In a recent Sunday New York Times Modern Love column, this paragraph jumped out at me:
“Why do we send flowers? To make up for what is intangible? Those feelings we can’t hold in our hands and present as a gift to our loved ones? And why is it that the placeholders we choose – the dozen red roses, the fragrant white lilies, the long-stemmed French tulips – are so fleeting? Hold on to them for too long and you end up with a mess of petals, pollen and foul-smelling water.”

The article was about working in a flower shop, the stories people share when they buy flowers, and the variety of messages on the accompanying cards. This note was unusually honest: ‘Cards and flowers seem so lame when someone dies but we are thinking of you and want you to know’.

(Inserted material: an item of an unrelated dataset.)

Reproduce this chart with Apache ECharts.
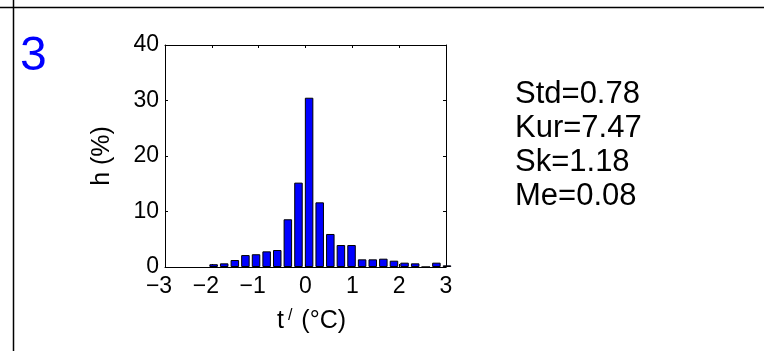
<!DOCTYPE html>
<html>
<head>
<meta charset="utf-8">
<script src="https://cdn.jsdelivr.net/npm/echarts@6/dist/echarts.min.js"></script>
<style>
html,body{margin:0;padding:0;background:#fff;}
#c{width:764px;height:351px;}
</style>
</head>
<body>
<div id="c"></div>
<script>
// Data
const binCenters = [-1.962, -1.736, -1.509, -1.283, -1.056, -0.830, -0.603, -0.377, -0.150, 0.077, 0.303, 0.530, 0.756, 0.983, 1.209, 1.436, 1.662, 1.889, 2.115, 2.342, 2.568, 2.795, 3.021];
const freqPercent = [0.5, 0.66, 1.26, 2.15, 2.3, 2.82, 3.06, 8.6, 15.2, 30.5, 11.65, 5.95, 3.96, 3.96, 1.38, 1.38, 1.5, 1.14, 0.78, 0.66, 0, 0.78, 0.3];
const xTicks = [-3, -2, -1, 0, 1, 2, 3];
const yTicks = [0, 10, 20, 30, 40];
const panelLabel = '3';
const statLines = ['Std=0.78', 'Kur=7.47', 'Sk=1.18', 'Me=0.08'];

const FONT = '"Liberation Sans", Arial, Helvetica, sans-serif';
const chart = echarts.init(document.getElementById('c'), null, {renderer: 'canvas'});

const seriesData = binCenters.map((x, i) => [x, freqPercent[i]]);
const fmtX = v => v < 0 ? '{n|' + String(v).replace('-', '\u2212') + '}' : '{p|' + v + '}';

const baseX = {
  type: 'value', min: xTicks[0], max: xTicks[xTicks.length - 1], interval: 1,
  axisLine: {show: true, onZero: false, lineStyle: {color: '#000', width: 1}},
  axisTick: {show: true, inside: true, length: 3, lineStyle: {color: '#000'}},
  splitLine: {show: false}
};
const baseY = {
  type: 'value', min: yTicks[0], max: yTicks[yTicks.length - 1], interval: 10,
  axisLine: {show: true, onZero: false, lineStyle: {color: '#000', width: 1}},
  axisTick: {show: true, inside: true, length: 3, lineStyle: {color: '#000'}},
  splitLine: {show: false}
};

chart.setOption({
  animation: false,
  backgroundColor: '#fff',
  grid: {left: 165, top: 45, width: 281, height: 222, containLabel: false},
  xAxis: [
    Object.assign({}, baseX, {
      position: 'bottom',
      axisLabel: {
        show: true, color: '#000', fontFamily: FONT, fontSize: 23, margin: 8, formatter: fmtX,
        rich: {
          n: {fontFamily: FONT, fontSize: 23, color: '#000', padding: [0, 12, 0, 0]},
          p: {fontFamily: FONT, fontSize: 23, color: '#000'}
        }
      },
      name: '{t|t}{s|/}{t| (°C)}',
      nameLocation: 'middle',
      nameGap: 41,
      nameTextStyle: {
        padding: [0, 0, 0, 12],
        rich: {
          t: {fontFamily: FONT, fontSize: 25, color: '#000'},
          s: {fontFamily: FONT, fontSize: 16, color: '#000', verticalAlign: 'top', padding: [0, 2, 10, 4]}
        }
      }
    }),
    Object.assign({}, baseX, {position: 'top', axisLabel: {show: false}})
  ],
  yAxis: [
    Object.assign({}, baseY, {
      position: 'left',
      axisLabel: {show: true, color: '#000', fontFamily: FONT, fontSize: 23, margin: 6},
      name: 'h (%)',
      nameLocation: 'middle',
      nameGap: 50,
      nameRotate: 90,
      nameTextStyle: {fontFamily: FONT, fontSize: 25, color: '#000'}
    }),
    Object.assign({}, baseY, {position: 'right', axisLabel: {show: false}})
  ],
  series: [{
    type: 'bar',
    data: seriesData,
    barWidth: 8.5,
    clip: true,
    itemStyle: {color: '#0000ff', borderColor: '#000', borderWidth: 1}
  }],
  graphic: [
    {type: 'line', shape: {x1: 0, y1: 7.5, x2: 764, y2: 7.5}, style: {stroke: '#000', lineWidth: 1.5}},
    {type: 'line', shape: {x1: 13.5, y1: 0, x2: 13.5, y2: 351}, style: {stroke: '#000', lineWidth: 1.5}},
    {type: 'text', left: 20, top: 33, style: {text: panelLabel, fill: '#0000ff', font: '48px ' + FONT}},
    {type: 'text', left: 515, top: 77, style: {text: statLines.join('\n'), fill: '#000', font: '31px ' + FONT, lineHeight: 34}}
  ]
});
</script>
</body>
</html>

This definitely says what is true. We want to send our love and heart-felt caring to friends and family when they experience the loss of a loved one and, it IS hard to know what to say. Flowers say it for us, though not usually with such a direct message included. For me, the beauty of flowers also represents the beauty of life. They are alive, beautiful and ephemeral – a reminder to honor the preciousness of life in each and every moment.